Thursday, April 06, 2023

Sin City (Robert Rodriguez, 2005)


Thin City

Robert Rodriguez doing Frank Miller sounds like a match in heaven: Rodriguez's comic-book style should provide the speed and motion and visual depth to enhance Miller's images while Miller should add the twists and wisecracks to spark Rodriguez's sometimes shaky storytelling (Rodriguez as seen in Once Upon a Time in Mexico, often doesn't know how to drive a plot forward; he needs a fairly good writer, which is why I think From Dusk Till Dawn with longtime buddy Quentin Tarantino (clever writer not much of an eye) may be the best work either have ever done (there's Jackie Brown-- but that's an Elmore Leonard film which I hear involves Tarantino)).

Miller's Sin City 'graphic novels' (I remember when they used to be 'comic books') are black-and-white pastiches, the distillation of classic noirs where hardboiled detectives and/or borderline psychotics uphold complicated codes of honor, authority figures are absolutely powerful and absolutely corrupt, women are either whores or innocents endowed with pneumatically enlarged breasts. Perhaps the most notable feature of the novels is Miller's determined manner of turning up the volume on the sex and violence, particularly the violence (the sex mostly happens offscreen and is often remarkably chaste, given the milieu (one character goes on a killing spree after just a single night with a hooker; another goes to jail for years successfully defending the purity of a young girl)). Miller packs as many variations on killing as he can into his pages, using everything from a .45 caliber cannon to razor wire to a samurai sword; he puts a spin on violence through black comedy-- a mordant comment or ironic remark as exclamation point on someone's often bloodspattered passing. The savagery and humor plays against an austerely monochromatic background-- like looking at a blood-drenched world through armor-plated shades.

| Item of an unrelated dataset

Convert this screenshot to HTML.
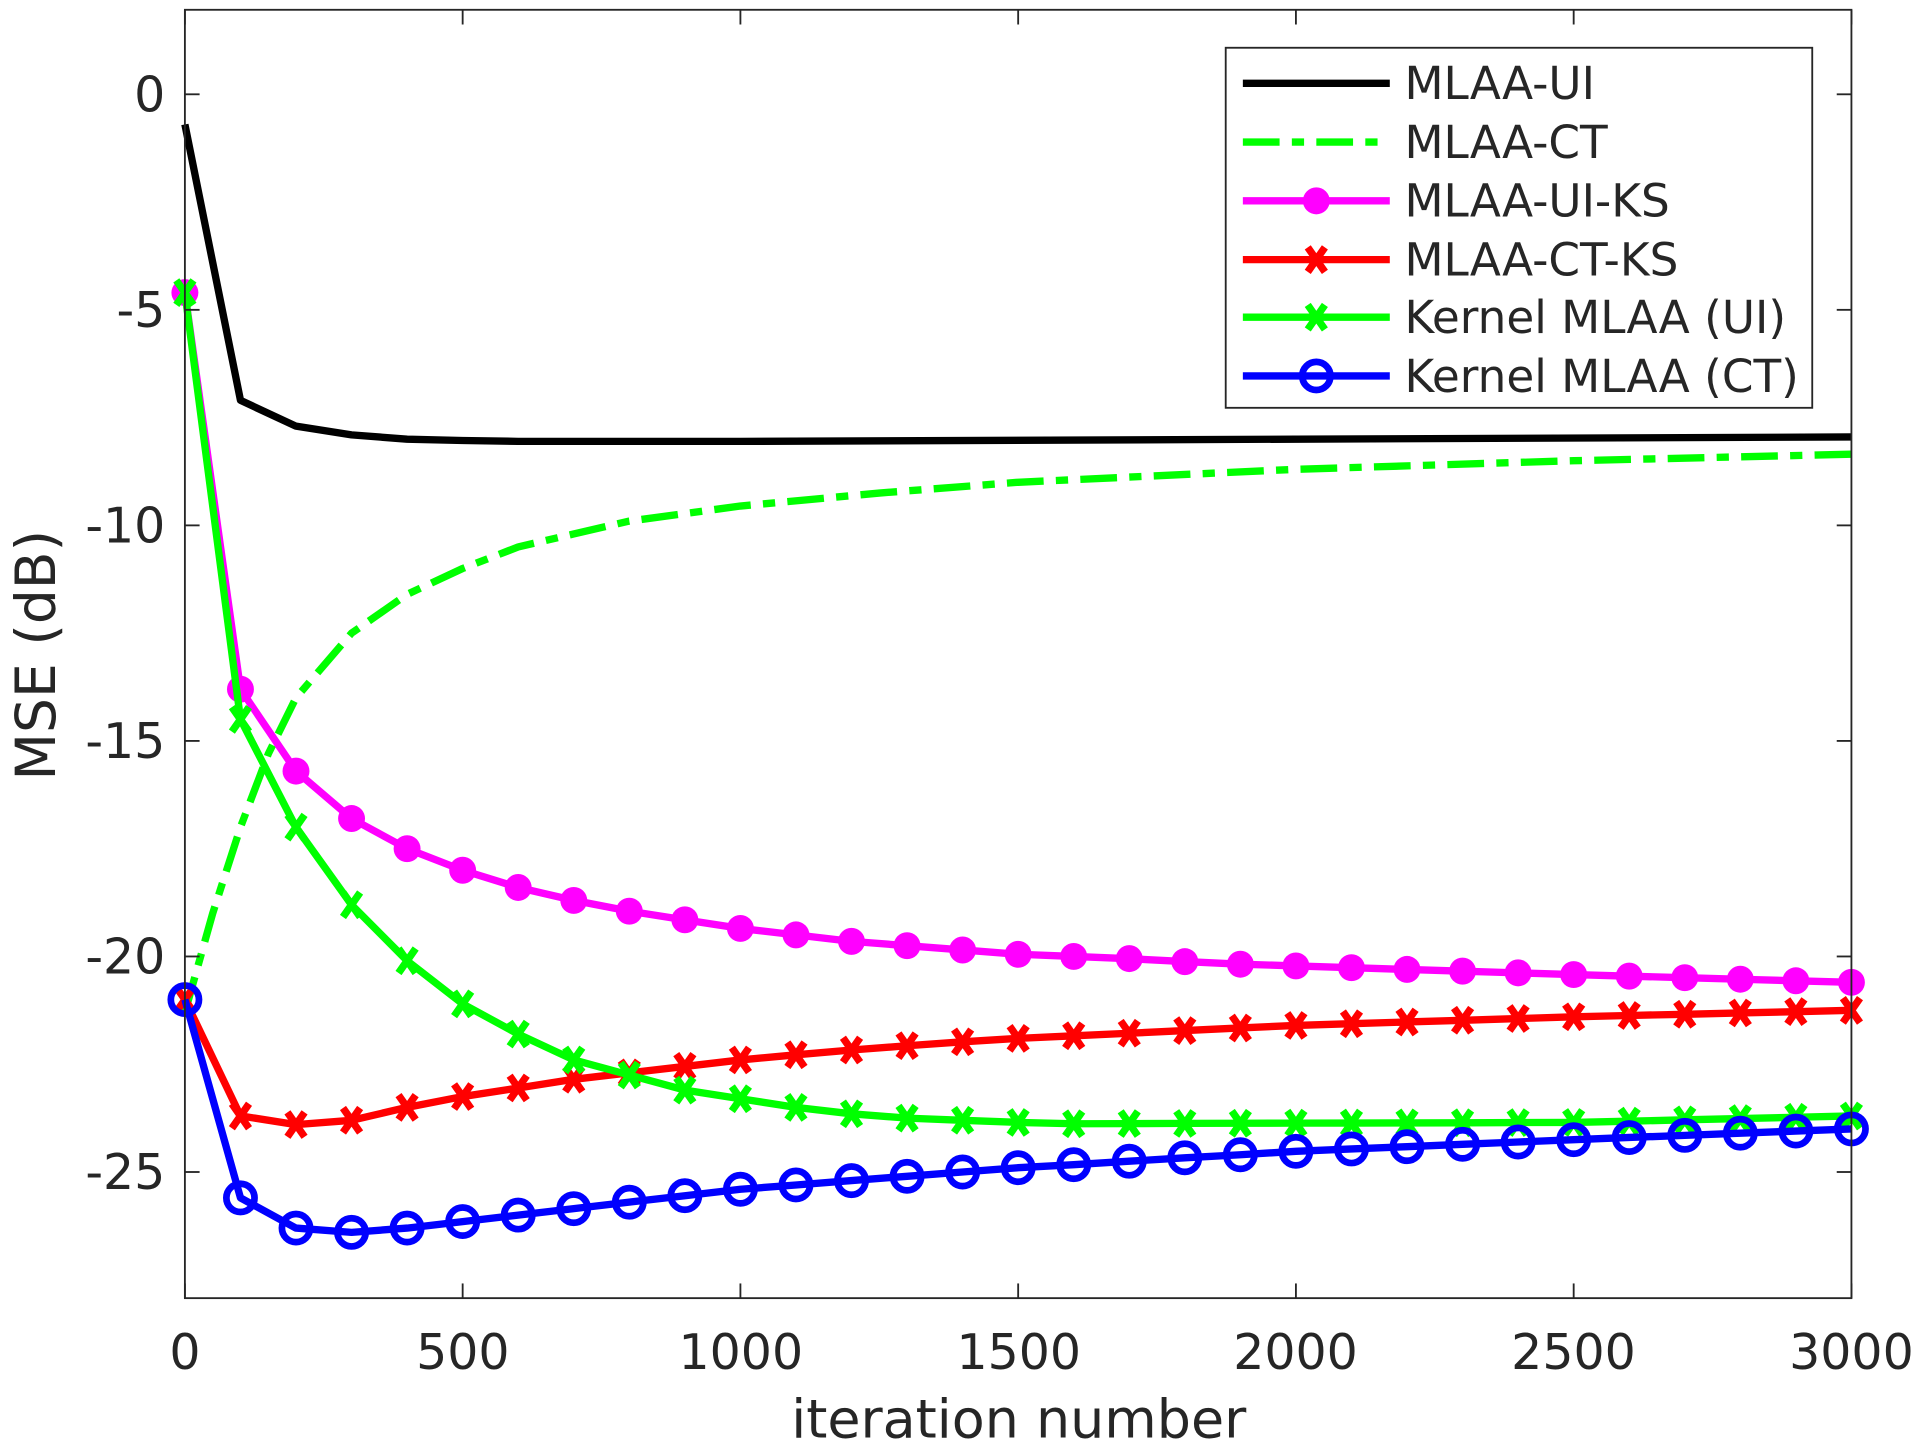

Rodriguez's adaptation of Miller's work couldn't be more faithful-- may, in fact, be the most self-effacing adaptation of a piece of text in recent memory. He claims no scriptwriter credits, lifting all his dialogue from the novels; uses Miller's drawings as storyboards; consults with Miller so frequently he gives Miller co-directing credit (giving up his Director's Guild membership-- and several juicy projects, including the proposed A Princess of Mars movie-- in the process). Rodriguez's regard for Miller is so intense and absolute you'd think it almost pointless to go back and read the graphic novels, they've been so thoroughly rendered onscreen (four stories at least: The Hard Goodbye, The Big Fat Kill, and That Yellow Bastard, plus two brief bookend sequences from the short story "The Customer is Always Right"). All that's left after watching the film really is deciding if it (and by extension the graphic novel) is any good.

Not really.

Held in your hands, confined mainly to two dimensions, Miller's graphic novels are an engaging curiosity, quickly read quickly disposed of. In terms of hyperbolic violence and explicit sex it doesn't quite match his exuberant earlier work entitled (what else?) Hard-Boiled (eye-popping artwork by-- come to think of it Miller barely matters here-- Geoff Darrow); in terms of witty dialogue and clever reworking of classic elements it's no The Dark Knight Returns. Sin City is a minor albeit well-drawn work from an occasionally brilliant writer-artist, and it's hard to understand why Rodriguez would devote so much time money energy talent into bringing to the big screen what was sufficiently engaging on paper.

Not that Rodriguez does such a bang-up job, either. As filmmaker he should know the difficulties of adapting from another medium, however closely related-- that what seems like a nifty little exploitation piece sprinkled with wit and old-fashioned morality (but don't all noirs have that?) would feel ponderous on the big screen. That roles played by stars like Mickey Rourke, Bruce Willis, Nick Stahl, Benicio del Toro, Jessica Alba, Rosario Dawson, Elijah Wood, Rutger Hauer, Devon Aoki and (in a tiny role) Josh Hartnett, would seem too unsubstantial to deserve all that talent. Worse, with not one but three major storylines plus a short story to tell, he's forced to rush through all three without building enough momentum to leave an impact. It's not just the pacing: his editing rhythm seems off, he rushes through fight scenes as if in a hurry to cram every last frame of Miller's novels into his overstuffed canvas. The effect is more dulling than shocking, more tedious than provocative; Miller's drawings have a better sense of timing, make better use of the dramatic pause.

What do Rodriguez and Miller ultimately hope to achieve? More wit and sexual oomph than Hawk's The Big Sleep? A more vivid figure of evil than Noah Cross in Polanski's Chinatown? A stronger sense of corruption and decay than in Welles' Touch of Evil? Violence stylized with cartoon color (the characters bleed not red but mostly featureless white, as if pumped up with milk) and cartoon sensibility  has no weight if it can't serve a correspondingly intense drama, played out by fairly well-realized characters. Sin City for all its hyped-up brutality has as much depth as a sheet of paper.